▶ DATA PROVIDED
··········
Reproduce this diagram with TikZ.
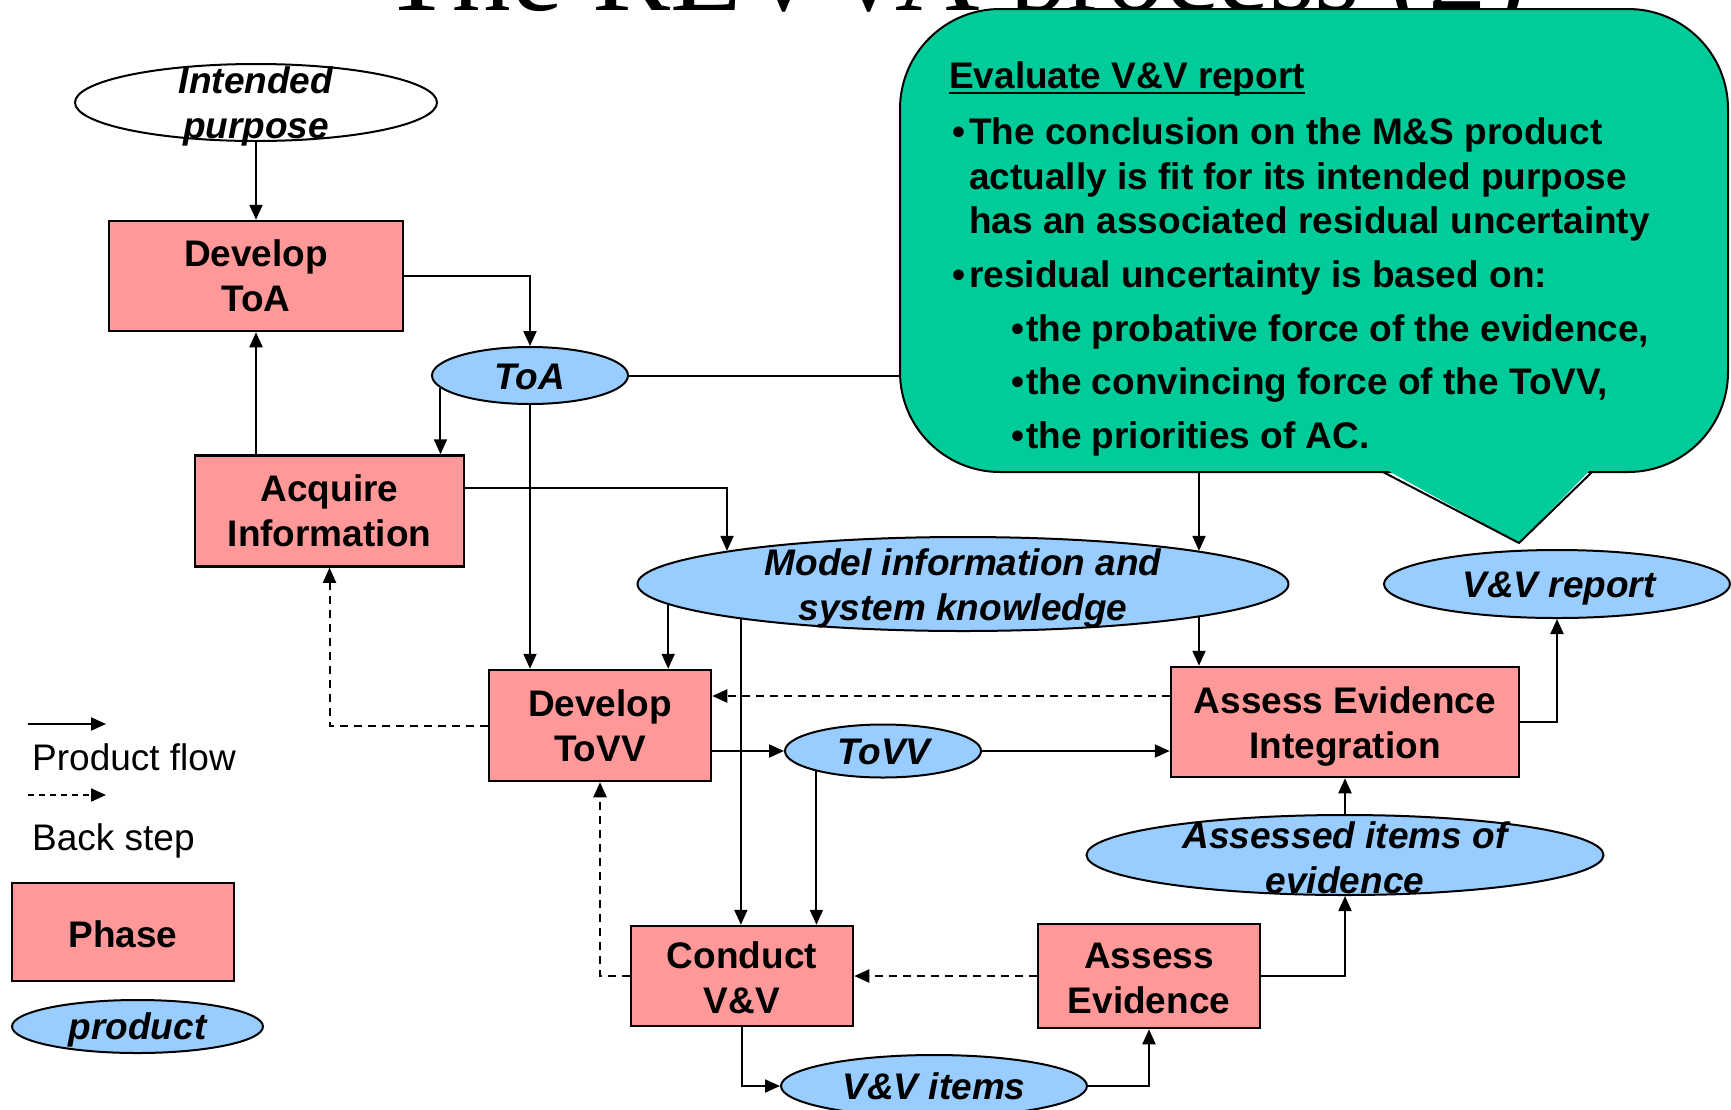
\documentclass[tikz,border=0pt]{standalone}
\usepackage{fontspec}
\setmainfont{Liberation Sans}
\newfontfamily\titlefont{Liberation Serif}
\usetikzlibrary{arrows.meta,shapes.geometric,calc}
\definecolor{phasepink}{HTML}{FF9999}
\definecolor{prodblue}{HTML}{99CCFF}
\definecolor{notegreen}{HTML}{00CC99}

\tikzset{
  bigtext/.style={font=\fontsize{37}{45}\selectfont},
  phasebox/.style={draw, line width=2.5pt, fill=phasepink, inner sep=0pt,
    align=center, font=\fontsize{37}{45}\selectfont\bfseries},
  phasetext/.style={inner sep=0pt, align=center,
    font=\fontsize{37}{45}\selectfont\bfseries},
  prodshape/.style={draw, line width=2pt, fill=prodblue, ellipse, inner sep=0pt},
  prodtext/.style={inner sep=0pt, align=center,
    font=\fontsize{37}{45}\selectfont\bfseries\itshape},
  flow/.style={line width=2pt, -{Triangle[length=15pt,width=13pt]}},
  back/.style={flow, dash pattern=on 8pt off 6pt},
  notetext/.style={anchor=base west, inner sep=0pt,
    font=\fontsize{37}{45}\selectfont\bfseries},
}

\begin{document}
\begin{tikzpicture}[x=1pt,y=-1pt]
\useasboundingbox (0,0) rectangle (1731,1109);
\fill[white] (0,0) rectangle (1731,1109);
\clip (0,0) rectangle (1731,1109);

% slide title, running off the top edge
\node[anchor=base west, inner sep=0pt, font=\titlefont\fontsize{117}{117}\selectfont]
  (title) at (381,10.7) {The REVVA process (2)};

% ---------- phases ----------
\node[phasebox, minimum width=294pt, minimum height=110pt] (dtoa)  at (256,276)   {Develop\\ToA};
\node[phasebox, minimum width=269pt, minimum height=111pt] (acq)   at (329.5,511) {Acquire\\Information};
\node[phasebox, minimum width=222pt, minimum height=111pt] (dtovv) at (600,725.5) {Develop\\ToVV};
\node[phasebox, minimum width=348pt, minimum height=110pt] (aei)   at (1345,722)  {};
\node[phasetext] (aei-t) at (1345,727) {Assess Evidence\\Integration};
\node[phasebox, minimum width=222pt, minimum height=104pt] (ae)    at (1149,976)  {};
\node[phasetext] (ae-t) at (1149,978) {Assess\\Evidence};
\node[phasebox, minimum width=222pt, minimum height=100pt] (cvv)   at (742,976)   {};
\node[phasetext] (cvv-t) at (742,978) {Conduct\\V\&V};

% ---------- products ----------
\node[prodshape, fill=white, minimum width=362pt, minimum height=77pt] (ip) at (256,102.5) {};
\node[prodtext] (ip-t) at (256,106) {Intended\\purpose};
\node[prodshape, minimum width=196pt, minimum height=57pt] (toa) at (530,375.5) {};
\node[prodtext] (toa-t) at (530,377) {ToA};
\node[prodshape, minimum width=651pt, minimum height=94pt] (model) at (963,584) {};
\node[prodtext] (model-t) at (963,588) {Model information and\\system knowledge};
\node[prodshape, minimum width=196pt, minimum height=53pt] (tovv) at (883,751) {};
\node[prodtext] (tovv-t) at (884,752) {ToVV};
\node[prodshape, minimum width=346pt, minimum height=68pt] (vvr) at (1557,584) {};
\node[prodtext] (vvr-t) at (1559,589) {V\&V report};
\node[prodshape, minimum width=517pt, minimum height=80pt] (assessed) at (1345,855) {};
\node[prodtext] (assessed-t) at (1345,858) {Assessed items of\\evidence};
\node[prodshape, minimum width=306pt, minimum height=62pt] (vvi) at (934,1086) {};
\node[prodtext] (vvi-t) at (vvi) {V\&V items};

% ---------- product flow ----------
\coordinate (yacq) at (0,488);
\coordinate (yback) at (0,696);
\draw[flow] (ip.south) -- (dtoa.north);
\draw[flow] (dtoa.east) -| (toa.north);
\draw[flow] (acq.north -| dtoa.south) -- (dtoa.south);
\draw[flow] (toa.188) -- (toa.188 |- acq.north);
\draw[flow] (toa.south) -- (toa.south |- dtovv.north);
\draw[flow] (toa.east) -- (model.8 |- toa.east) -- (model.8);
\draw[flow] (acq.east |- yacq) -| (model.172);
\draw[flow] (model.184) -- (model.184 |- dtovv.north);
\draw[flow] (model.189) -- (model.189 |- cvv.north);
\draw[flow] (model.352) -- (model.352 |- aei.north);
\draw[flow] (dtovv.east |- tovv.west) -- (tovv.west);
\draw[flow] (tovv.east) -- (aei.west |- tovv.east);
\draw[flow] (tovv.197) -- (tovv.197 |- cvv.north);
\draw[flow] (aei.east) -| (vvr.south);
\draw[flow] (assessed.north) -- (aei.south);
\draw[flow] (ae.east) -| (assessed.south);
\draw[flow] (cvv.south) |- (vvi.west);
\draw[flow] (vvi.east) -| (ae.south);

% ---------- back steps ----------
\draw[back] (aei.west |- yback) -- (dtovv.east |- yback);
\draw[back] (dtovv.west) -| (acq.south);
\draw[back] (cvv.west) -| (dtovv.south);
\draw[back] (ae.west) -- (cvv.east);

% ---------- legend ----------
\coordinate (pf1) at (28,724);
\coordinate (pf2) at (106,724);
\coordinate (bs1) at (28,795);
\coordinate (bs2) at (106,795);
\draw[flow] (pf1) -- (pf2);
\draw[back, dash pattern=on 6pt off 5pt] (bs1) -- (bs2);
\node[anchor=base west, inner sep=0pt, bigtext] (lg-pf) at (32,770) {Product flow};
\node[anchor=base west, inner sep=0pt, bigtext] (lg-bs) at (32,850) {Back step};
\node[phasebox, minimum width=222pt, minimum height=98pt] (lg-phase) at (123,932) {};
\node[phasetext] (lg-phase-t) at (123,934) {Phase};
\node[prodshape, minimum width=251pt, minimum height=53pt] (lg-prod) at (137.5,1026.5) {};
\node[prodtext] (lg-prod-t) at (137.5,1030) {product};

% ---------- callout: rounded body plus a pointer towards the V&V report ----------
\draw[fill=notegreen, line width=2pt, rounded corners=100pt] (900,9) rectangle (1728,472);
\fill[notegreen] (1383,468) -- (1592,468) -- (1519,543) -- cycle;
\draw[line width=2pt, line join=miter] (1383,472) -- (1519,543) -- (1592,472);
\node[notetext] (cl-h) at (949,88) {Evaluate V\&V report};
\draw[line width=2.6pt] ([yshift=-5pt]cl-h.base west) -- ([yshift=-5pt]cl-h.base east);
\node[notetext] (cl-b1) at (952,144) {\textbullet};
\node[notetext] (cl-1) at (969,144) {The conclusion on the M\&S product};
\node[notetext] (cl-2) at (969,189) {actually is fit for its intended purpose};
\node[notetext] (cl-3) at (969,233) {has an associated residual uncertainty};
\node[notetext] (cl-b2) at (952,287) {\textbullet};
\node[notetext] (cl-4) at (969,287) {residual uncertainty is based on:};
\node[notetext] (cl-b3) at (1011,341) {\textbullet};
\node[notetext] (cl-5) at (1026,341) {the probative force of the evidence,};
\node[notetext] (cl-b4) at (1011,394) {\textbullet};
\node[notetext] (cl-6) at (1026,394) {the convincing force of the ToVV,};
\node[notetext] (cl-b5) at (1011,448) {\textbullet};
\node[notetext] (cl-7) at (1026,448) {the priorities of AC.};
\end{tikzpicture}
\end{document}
··········
▶ TO BE DONE
Word for word, quote the lines above. Omit the pictures.

▶ RESPONSE TO THE TASK
Reproduce this diagram with TikZ.
\documentclass[tikz,border=0pt]{standalone}
\usepackage{fontspec}
\setmainfont{Liberation Sans}
\newfontfamily\titlefont{Liberation Serif}
\usetikzlibrary{arrows.meta,shapes.geometric,calc}
\definecolor{phasepink}{HTML}{FF9999}
\definecolor{prodblue}{HTML}{99CCFF}
\definecolor{notegreen}{HTML}{00CC99}

\tikzset{
  bigtext/.style={font=\fontsize{37}{45}\selectfont},
  phasebox/.style={draw, line width=2.5pt, fill=phasepink, inner sep=0pt,
    align=center, font=\fontsize{37}{45}\selectfont\bfseries},
  phasetext/.style={inner sep=0pt, align=center,
    font=\fontsize{37}{45}\selectfont\bfseries},
  prodshape/.style={draw, line width=2pt, fill=prodblue, ellipse, inner sep=0pt},
  prodtext/.style={inner sep=0pt, align=center,
    font=\fontsize{37}{45}\selectfont\bfseries\itshape},
  flow/.style={line width=2pt, -{Triangle[length=15pt,width=13pt]}},
  back/.style={flow, dash pattern=on 8pt off 6pt},
  notetext/.style={anchor=base west, inner sep=0pt,
    font=\fontsize{37}{45}\selectfont\bfseries},
}

\begin{document}
\begin{tikzpicture}[x=1pt,y=-1pt]
\useasboundingbox (0,0) rectangle (1731,1109);
\fill[white] (0,0) rectangle (1731,1109);
\clip (0,0) rectangle (1731,1109);

% slide title, running off the top edge
\node[anchor=base west, inner sep=0pt, font=\titlefont\fontsize{117}{117}\selectfont]
  (title) at (381,10.7) {The REVVA process (2)};

% ---------- phases ----------
\node[phasebox, minimum width=294pt, minimum height=110pt] (dtoa)  at (256,276)   {Develop\\ToA};
\node[phasebox, minimum width=269pt, minimum height=111pt] (acq)   at (329.5,511) {Acquire\\Information};
\node[phasebox, minimum width=222pt, minimum height=111pt] (dtovv) at (600,725.5) {Develop\\ToVV};
\node[phasebox, minimum width=348pt, minimum height=110pt] (aei)   at (1345,722)  {};
\node[phasetext] (aei-t) at (1345,727) {Assess Evidence\\Integration};
\node[phasebox, minimum width=222pt, minimum height=104pt] (ae)    at (1149,976)  {};
\node[phasetext] (ae-t) at (1149,978) {Assess\\Evidence};
\node[phasebox, minimum width=222pt, minimum height=100pt] (cvv)   at (742,976)   {};
\node[phasetext] (cvv-t) at (742,978) {Conduct\\V\&V};

% ---------- products ----------
\node[prodshape, fill=white, minimum width=362pt, minimum height=77pt] (ip) at (256,102.5) {};
\node[prodtext] (ip-t) at (256,106) {Intended\\purpose};
\node[prodshape, minimum width=196pt, minimum height=57pt] (toa) at (530,375.5) {};
\node[prodtext] (toa-t) at (530,377) {ToA};
\node[prodshape, minimum width=651pt, minimum height=94pt] (model) at (963,584) {};
\node[prodtext] (model-t) at (963,588) {Model information and\\system knowledge};
\node[prodshape, minimum width=196pt, minimum height=53pt] (tovv) at (883,751) {};
\node[prodtext] (tovv-t) at (884,752) {ToVV};
\node[prodshape, minimum width=346pt, minimum height=68pt] (vvr) at (1557,584) {};
\node[prodtext] (vvr-t) at (1559,589) {V\&V report};
\node[prodshape, minimum width=517pt, minimum height=80pt] (assessed) at (1345,855) {};
\node[prodtext] (assessed-t) at (1345,858) {Assessed items of\\evidence};
\node[prodshape, minimum width=306pt, minimum height=62pt] (vvi) at (934,1086) {};
\node[prodtext] (vvi-t) at (vvi) {V\&V items};

% ---------- product flow ----------
\coordinate (yacq) at (0,488);
\coordinate (yback) at (0,696);
\draw[flow] (ip.south) -- (dtoa.north);
\draw[flow] (dtoa.east) -| (toa.north);
\draw[flow] (acq.north -| dtoa.south) -- (dtoa.south);
\draw[flow] (toa.188) -- (toa.188 |- acq.north);
\draw[flow] (toa.south) -- (toa.south |- dtovv.north);
\draw[flow] (toa.east) -- (model.8 |- toa.east) -- (model.8);
\draw[flow] (acq.east |- yacq) -| (model.172);
\draw[flow] (model.184) -- (model.184 |- dtovv.north);
\draw[flow] (model.189) -- (model.189 |- cvv.north);
\draw[flow] (model.352) -- (model.352 |- aei.north);
\draw[flow] (dtovv.east |- tovv.west) -- (tovv.west);
\draw[flow] (tovv.east) -- (aei.west |- tovv.east);
\draw[flow] (tovv.197) -- (tovv.197 |- cvv.north);
\draw[flow] (aei.east) -| (vvr.south);
\draw[flow] (assessed.north) -- (aei.south);
\draw[flow] (ae.east) -| (assessed.south);
\draw[flow] (cvv.south) |- (vvi.west);
\draw[flow] (vvi.east) -| (ae.south);

% ---------- back steps ----------
\draw[back] (aei.west |- yback) -- (dtovv.east |- yback);
\draw[back] (dtovv.west) -| (acq.south);
\draw[back] (cvv.west) -| (dtovv.south);
\draw[back] (ae.west) -- (cvv.east);

% ---------- legend ----------
\coordinate (pf1) at (28,724);
\coordinate (pf2) at (106,724);
\coordinate (bs1) at (28,795);
\coordinate (bs2) at (106,795);
\draw[flow] (pf1) -- (pf2);
\draw[back, dash pattern=on 6pt off 5pt] (bs1) -- (bs2);
\node[anchor=base west, inner sep=0pt, bigtext] (lg-pf) at (32,770) {Product flow};
\node[anchor=base west, inner sep=0pt, bigtext] (lg-bs) at (32,850) {Back step};
\node[phasebox, minimum width=222pt, minimum height=98pt] (lg-phase) at (123,932) {};
\node[phasetext] (lg-phase-t) at (123,934) {Phase};
\node[prodshape, minimum width=251pt, minimum height=53pt] (lg-prod) at (137.5,1026.5) {};
\node[prodtext] (lg-prod-t) at (137.5,1030) {product};

% ---------- callout: rounded body plus a pointer towards the V&V report ----------
\draw[fill=notegreen, line width=2pt, rounded corners=100pt] (900,9) rectangle (1728,472);
\fill[notegreen] (1383,468) -- (1592,468) -- (1519,543) -- cycle;
\draw[line width=2pt, line join=miter] (1383,472) -- (1519,543) -- (1592,472);
\node[notetext] (cl-h) at (949,88) {Evaluate V\&V report};
\draw[line width=2.6pt] ([yshift=-5pt]cl-h.base west) -- ([yshift=-5pt]cl-h.base east);
\node[notetext] (cl-b1) at (952,144) {\textbullet};
\node[notetext] (cl-1) at (969,144) {The conclusion on the M\&S product};
\node[notetext] (cl-2) at (969,189) {actually is fit for its intended purpose};
\node[notetext] (cl-3) at (969,233) {has an associated residual uncertainty};
\node[notetext] (cl-b2) at (952,287) {\textbullet};
\node[notetext] (cl-4) at (969,287) {residual uncertainty is based on:};
\node[notetext] (cl-b3) at (1011,341) {\textbullet};
\node[notetext] (cl-5) at (1026,341) {the probative force of the evidence,};
\node[notetext] (cl-b4) at (1011,394) {\textbullet};
\node[notetext] (cl-6) at (1026,394) {the convincing force of the ToVV,};
\node[notetext] (cl-b5) at (1011,448) {\textbullet};
\node[notetext] (cl-7) at (1026,448) {the priorities of AC.};
\end{tikzpicture}
\end{document}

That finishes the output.